INFORMATION PROVIDED -
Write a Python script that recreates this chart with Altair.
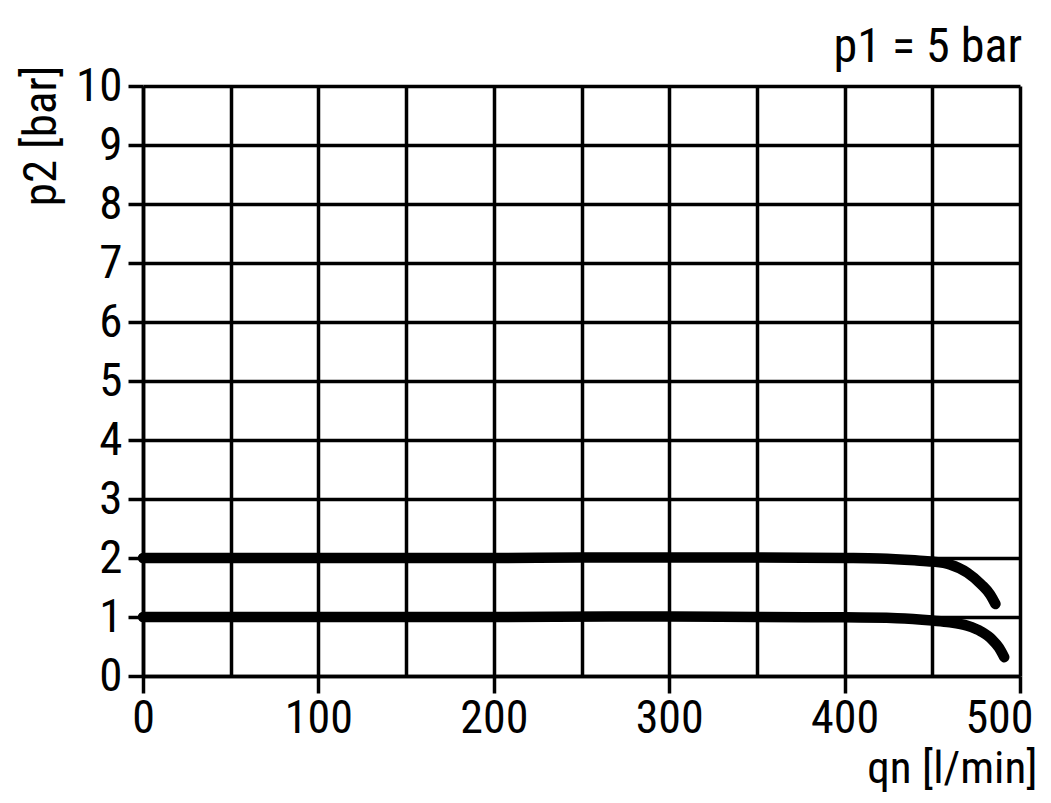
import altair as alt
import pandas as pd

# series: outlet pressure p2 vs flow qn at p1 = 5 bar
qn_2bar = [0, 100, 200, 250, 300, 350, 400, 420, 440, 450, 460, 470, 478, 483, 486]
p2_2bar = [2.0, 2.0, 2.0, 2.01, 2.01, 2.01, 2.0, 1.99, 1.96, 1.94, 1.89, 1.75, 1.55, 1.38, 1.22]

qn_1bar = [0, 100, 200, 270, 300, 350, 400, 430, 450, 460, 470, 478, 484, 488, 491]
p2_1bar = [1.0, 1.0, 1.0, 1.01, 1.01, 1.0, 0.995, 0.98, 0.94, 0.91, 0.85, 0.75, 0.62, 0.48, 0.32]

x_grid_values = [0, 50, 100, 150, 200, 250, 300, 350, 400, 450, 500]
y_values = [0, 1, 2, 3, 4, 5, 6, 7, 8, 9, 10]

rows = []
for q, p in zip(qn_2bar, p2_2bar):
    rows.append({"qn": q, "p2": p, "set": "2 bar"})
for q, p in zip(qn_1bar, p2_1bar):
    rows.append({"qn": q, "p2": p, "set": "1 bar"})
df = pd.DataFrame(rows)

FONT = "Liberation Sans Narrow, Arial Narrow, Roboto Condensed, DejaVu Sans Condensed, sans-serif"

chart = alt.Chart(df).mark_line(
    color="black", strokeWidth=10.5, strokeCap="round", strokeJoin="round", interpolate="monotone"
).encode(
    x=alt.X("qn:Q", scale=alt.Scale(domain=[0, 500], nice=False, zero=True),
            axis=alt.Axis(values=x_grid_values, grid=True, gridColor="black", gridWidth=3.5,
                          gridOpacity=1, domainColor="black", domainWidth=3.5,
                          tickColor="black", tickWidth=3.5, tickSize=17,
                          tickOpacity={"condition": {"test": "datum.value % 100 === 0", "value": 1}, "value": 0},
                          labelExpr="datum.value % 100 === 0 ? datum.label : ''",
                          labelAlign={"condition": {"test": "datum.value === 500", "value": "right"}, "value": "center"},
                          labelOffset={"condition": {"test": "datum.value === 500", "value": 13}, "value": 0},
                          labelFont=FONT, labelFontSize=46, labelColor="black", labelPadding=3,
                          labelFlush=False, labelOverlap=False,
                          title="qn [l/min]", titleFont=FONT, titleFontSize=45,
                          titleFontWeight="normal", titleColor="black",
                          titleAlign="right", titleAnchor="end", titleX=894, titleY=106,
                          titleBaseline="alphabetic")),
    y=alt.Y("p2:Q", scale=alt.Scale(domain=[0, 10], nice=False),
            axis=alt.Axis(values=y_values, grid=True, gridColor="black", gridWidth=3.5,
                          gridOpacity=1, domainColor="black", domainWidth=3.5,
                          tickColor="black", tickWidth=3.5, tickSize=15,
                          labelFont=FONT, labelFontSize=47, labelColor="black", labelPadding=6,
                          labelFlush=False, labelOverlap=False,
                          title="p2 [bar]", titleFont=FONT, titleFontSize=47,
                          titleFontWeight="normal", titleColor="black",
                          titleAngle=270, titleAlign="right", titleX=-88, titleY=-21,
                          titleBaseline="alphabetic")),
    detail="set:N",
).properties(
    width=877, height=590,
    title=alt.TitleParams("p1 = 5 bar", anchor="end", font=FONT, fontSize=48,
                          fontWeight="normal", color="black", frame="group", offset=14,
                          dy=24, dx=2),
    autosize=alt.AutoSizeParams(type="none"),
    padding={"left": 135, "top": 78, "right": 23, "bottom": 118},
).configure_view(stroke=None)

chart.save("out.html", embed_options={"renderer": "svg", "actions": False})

THE TASK - Leave out the pictures. Transcribe only the lines above, from the first through the one that contains "df = pd.DataFrame(rows)".

WRITTEN SOLUTION -
Write a Python script that recreates this chart with Altair.
import altair as alt
import pandas as pd

# series: outlet pressure p2 vs flow qn at p1 = 5 bar
qn_2bar = [0, 100, 200, 250, 300, 350, 400, 420, 440, 450, 460, 470, 478, 483, 486]
p2_2bar = [2.0, 2.0, 2.0, 2.01, 2.01, 2.01, 2.0, 1.99, 1.96, 1.94, 1.89, 1.75, 1.55, 1.38, 1.22]

qn_1bar = [0, 100, 200, 270, 300, 350, 400, 430, 450, 460, 470, 478, 484, 488, 491]
p2_1bar = [1.0, 1.0, 1.0, 1.01, 1.01, 1.0, 0.995, 0.98, 0.94, 0.91, 0.85, 0.75, 0.62, 0.48, 0.32]

x_grid_values = [0, 50, 100, 150, 200, 250, 300, 350, 400, 450, 500]
y_values = [0, 1, 2, 3, 4, 5, 6, 7, 8, 9, 10]

rows = []
for q, p in zip(qn_2bar, p2_2bar):
    rows.append({"qn": q, "p2": p, "set": "2 bar"})
for q, p in zip(qn_1bar, p2_1bar):
    rows.append({"qn": q, "p2": p, "set": "1 bar"})
df = pd.DataFrame(rows)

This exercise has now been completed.